Management should go a step further to ensure the market buys into the new Zimplow strategy. The assets in the group have strong earnings potential. What is now needed is a clear-cut strategy on how operations within the various units will be integrated so that they operate at optimum levels for the benefit of shareholders.
In the short-term, performance will be dragged down by restructuring expenses. Moreover, the company has to bear the costs of buying out TPH minorities of approximately US$3,4 million. The restructuring costs are nonetheless once off and 75% of them were incurred in the past financial year. The new Zimplow has a compelling growth story as it stands to benefit as mining and agriculture are the two sectors anticipated to spearhead economic growth.
There is value for long-term investors in Zimplow as management indicated that revenues might reach US$100 million in 2015 from the current US$36 million.

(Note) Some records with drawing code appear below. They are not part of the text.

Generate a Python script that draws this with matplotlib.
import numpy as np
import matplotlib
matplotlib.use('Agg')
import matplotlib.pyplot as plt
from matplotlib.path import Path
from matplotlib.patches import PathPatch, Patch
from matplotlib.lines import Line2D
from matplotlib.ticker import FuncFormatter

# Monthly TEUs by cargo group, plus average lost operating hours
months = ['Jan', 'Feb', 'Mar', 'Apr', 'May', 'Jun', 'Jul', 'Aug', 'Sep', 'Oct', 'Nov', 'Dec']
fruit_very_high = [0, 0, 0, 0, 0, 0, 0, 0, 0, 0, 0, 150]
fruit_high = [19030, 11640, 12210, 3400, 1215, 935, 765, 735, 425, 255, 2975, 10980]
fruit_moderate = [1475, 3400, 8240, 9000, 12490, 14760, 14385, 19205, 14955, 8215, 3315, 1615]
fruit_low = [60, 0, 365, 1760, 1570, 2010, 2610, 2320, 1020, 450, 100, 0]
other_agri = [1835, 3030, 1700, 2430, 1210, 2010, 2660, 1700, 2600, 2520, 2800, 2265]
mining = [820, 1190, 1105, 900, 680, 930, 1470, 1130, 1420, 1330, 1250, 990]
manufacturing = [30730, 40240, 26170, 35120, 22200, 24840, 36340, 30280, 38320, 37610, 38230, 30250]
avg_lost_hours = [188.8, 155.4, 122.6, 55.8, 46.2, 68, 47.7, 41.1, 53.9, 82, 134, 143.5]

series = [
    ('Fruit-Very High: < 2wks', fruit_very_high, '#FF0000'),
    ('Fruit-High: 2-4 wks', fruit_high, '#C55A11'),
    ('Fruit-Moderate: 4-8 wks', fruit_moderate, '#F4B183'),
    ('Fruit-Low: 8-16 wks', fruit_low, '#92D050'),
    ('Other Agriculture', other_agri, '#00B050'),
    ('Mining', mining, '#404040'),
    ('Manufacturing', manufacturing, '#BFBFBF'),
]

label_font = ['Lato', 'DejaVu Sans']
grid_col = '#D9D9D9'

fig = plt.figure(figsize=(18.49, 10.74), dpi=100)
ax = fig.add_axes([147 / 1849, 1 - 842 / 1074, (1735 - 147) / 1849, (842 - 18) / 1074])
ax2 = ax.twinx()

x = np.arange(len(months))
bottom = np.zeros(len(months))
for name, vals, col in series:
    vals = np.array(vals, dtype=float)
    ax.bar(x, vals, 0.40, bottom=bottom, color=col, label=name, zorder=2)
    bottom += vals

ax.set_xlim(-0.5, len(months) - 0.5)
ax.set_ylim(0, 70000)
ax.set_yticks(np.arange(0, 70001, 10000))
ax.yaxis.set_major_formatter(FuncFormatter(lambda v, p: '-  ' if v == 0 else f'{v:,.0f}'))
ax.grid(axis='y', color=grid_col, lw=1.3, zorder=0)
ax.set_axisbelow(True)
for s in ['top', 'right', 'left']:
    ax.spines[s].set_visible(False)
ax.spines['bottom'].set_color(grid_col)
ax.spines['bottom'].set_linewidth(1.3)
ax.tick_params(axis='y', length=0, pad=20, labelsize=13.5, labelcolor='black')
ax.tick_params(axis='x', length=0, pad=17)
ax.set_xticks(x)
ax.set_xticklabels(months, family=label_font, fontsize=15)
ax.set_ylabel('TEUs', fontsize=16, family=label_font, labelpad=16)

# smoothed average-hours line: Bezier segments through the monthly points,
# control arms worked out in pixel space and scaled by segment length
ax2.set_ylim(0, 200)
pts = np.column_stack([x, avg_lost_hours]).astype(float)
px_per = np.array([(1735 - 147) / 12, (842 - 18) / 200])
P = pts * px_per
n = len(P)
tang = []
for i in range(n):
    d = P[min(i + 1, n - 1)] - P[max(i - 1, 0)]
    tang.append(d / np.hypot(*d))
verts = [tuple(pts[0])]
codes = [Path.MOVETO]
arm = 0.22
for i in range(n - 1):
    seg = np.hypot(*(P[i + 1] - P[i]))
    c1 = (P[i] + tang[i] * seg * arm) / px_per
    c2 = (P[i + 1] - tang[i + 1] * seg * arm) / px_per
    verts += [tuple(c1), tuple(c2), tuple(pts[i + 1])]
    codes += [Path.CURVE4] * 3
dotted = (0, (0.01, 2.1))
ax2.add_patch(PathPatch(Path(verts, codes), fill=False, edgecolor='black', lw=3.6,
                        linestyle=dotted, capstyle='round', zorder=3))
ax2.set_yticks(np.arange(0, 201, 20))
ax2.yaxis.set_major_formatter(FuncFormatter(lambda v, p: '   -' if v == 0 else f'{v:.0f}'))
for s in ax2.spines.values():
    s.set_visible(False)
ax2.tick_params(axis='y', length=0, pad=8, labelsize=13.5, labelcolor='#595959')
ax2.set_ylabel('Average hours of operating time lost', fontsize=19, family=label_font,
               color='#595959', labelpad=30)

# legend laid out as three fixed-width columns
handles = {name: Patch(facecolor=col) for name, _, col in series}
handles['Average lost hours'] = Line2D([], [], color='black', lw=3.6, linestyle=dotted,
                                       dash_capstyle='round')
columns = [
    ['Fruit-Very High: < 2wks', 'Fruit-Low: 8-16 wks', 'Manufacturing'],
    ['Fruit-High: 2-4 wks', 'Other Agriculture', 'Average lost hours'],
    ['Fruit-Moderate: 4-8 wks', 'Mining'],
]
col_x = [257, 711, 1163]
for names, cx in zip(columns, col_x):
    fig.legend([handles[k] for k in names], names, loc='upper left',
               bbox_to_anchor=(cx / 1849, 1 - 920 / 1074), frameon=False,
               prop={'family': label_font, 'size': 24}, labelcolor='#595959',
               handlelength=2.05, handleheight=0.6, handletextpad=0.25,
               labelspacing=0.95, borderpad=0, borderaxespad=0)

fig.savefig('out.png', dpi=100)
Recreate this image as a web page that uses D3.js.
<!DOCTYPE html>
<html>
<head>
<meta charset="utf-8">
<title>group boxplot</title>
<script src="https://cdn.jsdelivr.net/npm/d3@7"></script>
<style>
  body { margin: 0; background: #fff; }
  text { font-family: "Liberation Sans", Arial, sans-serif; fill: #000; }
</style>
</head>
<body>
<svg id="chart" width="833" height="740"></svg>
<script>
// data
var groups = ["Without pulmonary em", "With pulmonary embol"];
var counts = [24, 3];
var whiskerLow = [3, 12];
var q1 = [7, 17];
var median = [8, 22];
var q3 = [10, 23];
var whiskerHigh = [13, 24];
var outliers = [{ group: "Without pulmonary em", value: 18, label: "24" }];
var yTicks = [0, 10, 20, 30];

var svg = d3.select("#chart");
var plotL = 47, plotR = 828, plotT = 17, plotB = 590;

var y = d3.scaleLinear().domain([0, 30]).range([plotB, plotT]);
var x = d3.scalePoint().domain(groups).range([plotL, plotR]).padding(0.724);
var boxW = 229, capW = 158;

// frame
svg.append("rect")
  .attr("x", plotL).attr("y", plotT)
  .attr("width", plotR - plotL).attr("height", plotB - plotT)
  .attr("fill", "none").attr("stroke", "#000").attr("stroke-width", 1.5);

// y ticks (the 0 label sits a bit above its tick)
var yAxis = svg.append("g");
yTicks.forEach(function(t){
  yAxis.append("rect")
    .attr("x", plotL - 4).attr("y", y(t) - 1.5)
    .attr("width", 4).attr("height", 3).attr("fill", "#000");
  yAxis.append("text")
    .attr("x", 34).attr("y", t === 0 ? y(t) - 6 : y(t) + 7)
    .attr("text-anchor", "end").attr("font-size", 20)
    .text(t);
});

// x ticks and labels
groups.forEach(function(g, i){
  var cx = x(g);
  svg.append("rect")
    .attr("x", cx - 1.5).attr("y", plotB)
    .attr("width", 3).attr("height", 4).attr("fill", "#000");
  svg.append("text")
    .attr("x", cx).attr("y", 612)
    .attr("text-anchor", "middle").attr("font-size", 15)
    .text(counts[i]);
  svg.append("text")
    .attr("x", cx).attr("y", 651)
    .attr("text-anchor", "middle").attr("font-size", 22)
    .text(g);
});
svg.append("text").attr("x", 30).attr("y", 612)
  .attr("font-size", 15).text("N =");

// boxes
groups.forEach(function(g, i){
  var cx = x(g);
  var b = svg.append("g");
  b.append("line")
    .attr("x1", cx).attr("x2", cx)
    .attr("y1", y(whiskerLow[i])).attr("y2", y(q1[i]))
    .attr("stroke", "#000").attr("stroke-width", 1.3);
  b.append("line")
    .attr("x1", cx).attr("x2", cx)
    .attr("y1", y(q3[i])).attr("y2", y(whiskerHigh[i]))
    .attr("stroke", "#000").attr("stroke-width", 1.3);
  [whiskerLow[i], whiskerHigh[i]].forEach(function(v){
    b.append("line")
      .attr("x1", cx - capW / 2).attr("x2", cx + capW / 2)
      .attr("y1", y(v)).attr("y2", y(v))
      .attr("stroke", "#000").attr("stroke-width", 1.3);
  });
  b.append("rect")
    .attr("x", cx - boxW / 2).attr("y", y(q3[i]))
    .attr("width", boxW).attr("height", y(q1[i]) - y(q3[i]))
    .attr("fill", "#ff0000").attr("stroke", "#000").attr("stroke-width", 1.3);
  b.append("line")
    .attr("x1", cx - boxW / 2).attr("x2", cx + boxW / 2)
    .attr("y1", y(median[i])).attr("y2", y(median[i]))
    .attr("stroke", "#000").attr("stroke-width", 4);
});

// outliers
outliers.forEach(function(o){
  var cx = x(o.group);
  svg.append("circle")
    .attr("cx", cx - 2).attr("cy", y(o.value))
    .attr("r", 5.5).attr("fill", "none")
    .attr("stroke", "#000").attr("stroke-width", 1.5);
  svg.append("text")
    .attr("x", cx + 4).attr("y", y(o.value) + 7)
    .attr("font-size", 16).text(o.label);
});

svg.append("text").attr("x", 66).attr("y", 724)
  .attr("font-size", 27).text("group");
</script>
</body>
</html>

Agriculture and mining sectors have both exhibited strong growth since dollarisation and still they remain far below the peaks achieved in the mid-1990s.
However, these sectors are greatly underfunded at the moment. Inflows of capital into the resource sector have slowed due to the ongoing implementation of Indigenisation and Economic Empowerment regulations.
On the agricultural front, there is a need to finalise issues of land tenure so that land can be used as an asset in securing finance from banking institutions.